## Charts and diagrams as code

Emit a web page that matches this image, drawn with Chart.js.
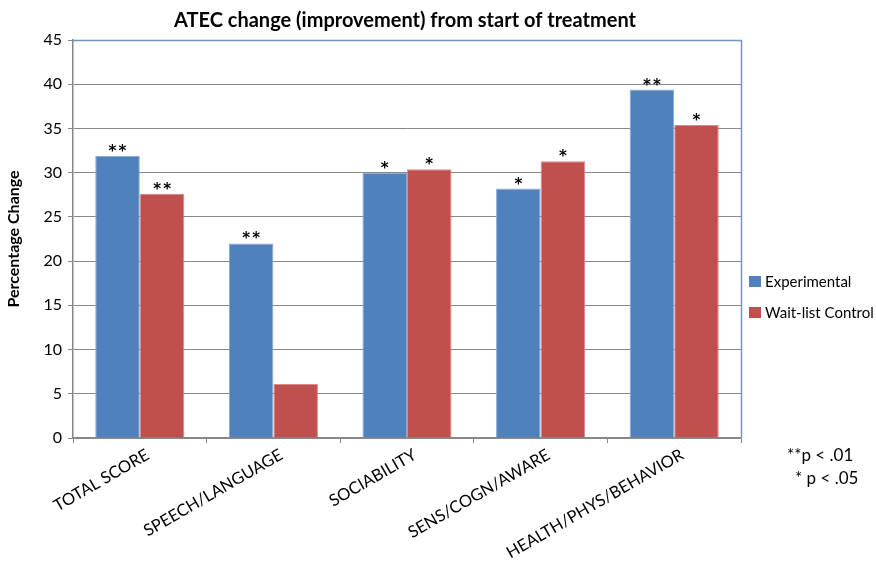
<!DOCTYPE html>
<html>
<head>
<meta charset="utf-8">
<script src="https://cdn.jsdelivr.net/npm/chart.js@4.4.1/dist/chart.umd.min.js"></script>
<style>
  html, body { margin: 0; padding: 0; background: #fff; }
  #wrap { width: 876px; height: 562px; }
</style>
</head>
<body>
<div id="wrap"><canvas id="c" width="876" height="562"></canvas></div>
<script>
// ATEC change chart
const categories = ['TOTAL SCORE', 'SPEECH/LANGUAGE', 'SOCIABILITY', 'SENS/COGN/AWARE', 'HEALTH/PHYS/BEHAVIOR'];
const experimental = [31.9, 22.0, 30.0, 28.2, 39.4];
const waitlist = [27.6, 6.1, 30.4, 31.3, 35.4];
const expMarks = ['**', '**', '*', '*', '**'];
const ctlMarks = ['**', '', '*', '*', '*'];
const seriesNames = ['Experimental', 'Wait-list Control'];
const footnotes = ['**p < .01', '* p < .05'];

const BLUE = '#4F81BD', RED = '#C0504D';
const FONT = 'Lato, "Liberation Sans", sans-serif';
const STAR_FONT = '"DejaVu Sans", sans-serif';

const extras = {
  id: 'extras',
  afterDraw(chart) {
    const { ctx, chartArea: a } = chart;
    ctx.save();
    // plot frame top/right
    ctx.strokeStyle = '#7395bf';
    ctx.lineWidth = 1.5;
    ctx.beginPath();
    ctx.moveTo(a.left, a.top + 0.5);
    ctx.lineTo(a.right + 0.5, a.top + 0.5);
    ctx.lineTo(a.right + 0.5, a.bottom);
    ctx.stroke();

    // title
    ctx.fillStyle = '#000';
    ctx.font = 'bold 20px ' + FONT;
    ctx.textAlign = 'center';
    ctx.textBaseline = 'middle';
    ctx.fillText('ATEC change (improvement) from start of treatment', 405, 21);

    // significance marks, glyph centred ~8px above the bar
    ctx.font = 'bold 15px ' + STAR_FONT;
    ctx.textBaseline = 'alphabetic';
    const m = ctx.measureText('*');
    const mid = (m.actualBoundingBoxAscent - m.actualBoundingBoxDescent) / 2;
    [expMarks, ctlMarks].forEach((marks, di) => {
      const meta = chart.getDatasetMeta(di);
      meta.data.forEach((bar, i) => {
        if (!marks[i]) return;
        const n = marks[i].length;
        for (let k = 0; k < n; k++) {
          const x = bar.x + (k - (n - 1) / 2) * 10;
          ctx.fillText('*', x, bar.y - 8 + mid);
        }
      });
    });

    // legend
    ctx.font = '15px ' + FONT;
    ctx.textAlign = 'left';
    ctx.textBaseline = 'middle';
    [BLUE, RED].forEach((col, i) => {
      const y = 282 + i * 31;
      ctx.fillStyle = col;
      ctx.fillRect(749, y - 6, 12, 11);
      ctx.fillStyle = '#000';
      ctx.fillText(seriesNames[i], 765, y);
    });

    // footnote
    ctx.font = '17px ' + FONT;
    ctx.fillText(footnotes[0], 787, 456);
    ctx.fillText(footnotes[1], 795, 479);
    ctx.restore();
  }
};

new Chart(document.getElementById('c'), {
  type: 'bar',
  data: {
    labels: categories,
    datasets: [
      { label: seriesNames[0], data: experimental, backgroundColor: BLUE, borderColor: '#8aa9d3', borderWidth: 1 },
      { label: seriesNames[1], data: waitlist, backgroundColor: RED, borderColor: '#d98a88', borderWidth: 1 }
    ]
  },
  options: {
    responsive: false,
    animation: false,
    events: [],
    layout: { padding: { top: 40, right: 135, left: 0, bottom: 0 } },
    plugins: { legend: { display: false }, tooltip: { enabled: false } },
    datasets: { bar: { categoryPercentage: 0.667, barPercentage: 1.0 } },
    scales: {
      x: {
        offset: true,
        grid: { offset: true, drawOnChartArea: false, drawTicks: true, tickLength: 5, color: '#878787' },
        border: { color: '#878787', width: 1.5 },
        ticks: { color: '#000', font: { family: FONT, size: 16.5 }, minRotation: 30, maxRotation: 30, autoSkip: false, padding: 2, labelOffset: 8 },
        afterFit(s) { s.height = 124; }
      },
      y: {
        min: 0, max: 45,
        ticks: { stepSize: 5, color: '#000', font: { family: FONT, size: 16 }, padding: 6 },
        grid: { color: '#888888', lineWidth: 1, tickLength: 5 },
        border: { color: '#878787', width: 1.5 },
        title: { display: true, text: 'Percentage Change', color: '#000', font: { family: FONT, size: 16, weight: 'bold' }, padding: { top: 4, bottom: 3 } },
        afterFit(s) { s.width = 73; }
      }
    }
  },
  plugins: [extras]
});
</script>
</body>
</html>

* * *

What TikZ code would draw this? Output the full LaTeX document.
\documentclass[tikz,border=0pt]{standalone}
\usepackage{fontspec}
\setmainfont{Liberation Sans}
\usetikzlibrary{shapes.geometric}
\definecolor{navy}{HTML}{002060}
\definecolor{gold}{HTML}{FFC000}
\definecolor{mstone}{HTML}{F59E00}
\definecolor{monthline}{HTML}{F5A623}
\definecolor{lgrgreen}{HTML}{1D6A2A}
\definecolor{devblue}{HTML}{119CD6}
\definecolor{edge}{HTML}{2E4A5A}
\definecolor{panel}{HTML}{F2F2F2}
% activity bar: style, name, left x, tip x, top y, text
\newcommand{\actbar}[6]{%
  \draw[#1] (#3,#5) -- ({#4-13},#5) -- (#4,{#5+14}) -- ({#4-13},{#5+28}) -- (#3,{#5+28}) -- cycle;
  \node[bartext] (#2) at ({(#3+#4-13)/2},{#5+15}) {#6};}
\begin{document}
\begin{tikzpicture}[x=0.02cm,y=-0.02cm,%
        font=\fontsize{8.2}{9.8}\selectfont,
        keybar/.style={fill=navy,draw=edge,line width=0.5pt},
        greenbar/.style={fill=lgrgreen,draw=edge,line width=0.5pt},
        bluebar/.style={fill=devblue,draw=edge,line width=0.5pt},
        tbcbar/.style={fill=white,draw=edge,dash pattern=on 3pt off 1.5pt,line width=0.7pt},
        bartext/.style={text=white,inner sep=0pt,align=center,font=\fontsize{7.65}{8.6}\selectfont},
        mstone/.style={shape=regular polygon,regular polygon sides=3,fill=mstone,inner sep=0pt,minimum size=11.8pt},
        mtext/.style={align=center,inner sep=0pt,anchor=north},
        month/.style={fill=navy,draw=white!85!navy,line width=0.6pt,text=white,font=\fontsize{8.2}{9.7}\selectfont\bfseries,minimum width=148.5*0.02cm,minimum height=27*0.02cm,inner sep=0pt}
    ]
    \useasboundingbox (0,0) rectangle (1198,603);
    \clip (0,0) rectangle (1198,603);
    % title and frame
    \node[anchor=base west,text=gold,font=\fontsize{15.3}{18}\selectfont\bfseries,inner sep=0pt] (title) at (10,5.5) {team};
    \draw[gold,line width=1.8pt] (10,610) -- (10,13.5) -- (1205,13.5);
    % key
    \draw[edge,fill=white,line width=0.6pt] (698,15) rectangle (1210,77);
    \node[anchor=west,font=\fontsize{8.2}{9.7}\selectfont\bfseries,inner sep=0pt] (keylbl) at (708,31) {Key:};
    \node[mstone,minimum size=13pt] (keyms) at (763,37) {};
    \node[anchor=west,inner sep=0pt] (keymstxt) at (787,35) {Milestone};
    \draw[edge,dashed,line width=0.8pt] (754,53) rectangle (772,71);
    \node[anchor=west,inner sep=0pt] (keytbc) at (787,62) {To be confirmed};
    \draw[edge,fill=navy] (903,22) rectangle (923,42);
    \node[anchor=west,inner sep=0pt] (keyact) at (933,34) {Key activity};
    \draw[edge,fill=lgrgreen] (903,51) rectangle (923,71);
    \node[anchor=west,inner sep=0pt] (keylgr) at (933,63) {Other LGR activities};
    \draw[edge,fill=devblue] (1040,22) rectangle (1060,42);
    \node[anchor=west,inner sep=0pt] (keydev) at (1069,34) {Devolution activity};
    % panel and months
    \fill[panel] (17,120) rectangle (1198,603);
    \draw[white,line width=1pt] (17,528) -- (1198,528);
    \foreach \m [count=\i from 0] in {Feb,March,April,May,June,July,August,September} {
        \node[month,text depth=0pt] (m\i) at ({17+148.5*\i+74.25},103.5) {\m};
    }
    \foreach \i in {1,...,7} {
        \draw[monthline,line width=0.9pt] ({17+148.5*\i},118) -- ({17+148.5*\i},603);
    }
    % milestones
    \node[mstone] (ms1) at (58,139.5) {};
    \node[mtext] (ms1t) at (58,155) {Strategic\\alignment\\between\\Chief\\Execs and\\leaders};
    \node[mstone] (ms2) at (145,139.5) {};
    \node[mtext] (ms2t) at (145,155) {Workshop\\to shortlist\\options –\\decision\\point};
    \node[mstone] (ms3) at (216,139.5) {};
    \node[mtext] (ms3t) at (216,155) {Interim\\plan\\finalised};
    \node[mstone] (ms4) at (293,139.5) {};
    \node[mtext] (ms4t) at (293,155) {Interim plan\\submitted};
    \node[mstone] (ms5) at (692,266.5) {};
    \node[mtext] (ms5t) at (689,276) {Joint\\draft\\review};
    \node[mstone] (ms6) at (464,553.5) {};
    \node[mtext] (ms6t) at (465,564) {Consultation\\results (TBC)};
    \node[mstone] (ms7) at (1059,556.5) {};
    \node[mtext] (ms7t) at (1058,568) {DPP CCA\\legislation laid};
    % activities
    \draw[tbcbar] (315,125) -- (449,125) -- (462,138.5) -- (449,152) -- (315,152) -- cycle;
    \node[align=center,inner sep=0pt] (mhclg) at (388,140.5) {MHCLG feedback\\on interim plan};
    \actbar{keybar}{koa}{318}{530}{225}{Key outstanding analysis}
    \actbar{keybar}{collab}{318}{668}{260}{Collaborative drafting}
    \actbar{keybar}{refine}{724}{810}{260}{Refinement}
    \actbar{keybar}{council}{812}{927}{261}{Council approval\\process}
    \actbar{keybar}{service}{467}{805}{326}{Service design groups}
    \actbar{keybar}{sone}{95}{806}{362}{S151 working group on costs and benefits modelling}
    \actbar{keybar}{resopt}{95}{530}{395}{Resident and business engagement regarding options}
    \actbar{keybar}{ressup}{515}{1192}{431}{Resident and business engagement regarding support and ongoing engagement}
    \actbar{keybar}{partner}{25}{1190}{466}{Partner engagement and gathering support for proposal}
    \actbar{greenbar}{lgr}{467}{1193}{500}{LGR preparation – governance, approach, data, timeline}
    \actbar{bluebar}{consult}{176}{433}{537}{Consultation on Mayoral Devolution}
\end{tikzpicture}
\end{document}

## Exercise requirements
Repeat, with no pictures, exactly the lines from the one containing "Emit a web page" through the one containing "ctx.fillText('ATEC change (improvement)", the first and last included.

## Finished exercise
Emit a web page that matches this image, drawn with Chart.js.
<!DOCTYPE html>
<html>
<head>
<meta charset="utf-8">
<script src="https://cdn.jsdelivr.net/npm/chart.js@4.4.1/dist/chart.umd.min.js"></script>
<style>
  html, body { margin: 0; padding: 0; background: #fff; }
  #wrap { width: 876px; height: 562px; }
</style>
</head>
<body>
<div id="wrap"><canvas id="c" width="876" height="562"></canvas></div>
<script>
// ATEC change chart
const categories = ['TOTAL SCORE', 'SPEECH/LANGUAGE', 'SOCIABILITY', 'SENS/COGN/AWARE', 'HEALTH/PHYS/BEHAVIOR'];
const experimental = [31.9, 22.0, 30.0, 28.2, 39.4];
const waitlist = [27.6, 6.1, 30.4, 31.3, 35.4];
const expMarks = ['**', '**', '*', '*', '**'];
const ctlMarks = ['**', '', '*', '*', '*'];
const seriesNames = ['Experimental', 'Wait-list Control'];
const footnotes = ['**p < .01', '* p < .05'];

const BLUE = '#4F81BD', RED = '#C0504D';
const FONT = 'Lato, "Liberation Sans", sans-serif';
const STAR_FONT = '"DejaVu Sans", sans-serif';

const extras = {
  id: 'extras',
  afterDraw(chart) {
    const { ctx, chartArea: a } = chart;
    ctx.save();
    // plot frame top/right
    ctx.strokeStyle = '#7395bf';
    ctx.lineWidth = 1.5;
    ctx.beginPath();
    ctx.moveTo(a.left, a.top + 0.5);
    ctx.lineTo(a.right + 0.5, a.top + 0.5);
    ctx.lineTo(a.right + 0.5, a.bottom);
    ctx.stroke();

    // title
    ctx.fillStyle = '#000';
    ctx.font = 'bold 20px ' + FONT;
    ctx.textAlign = 'center';
    ctx.textBaseline = 'middle';
    ctx.fillText('ATEC change (improvement) from start of treatment', 405, 21);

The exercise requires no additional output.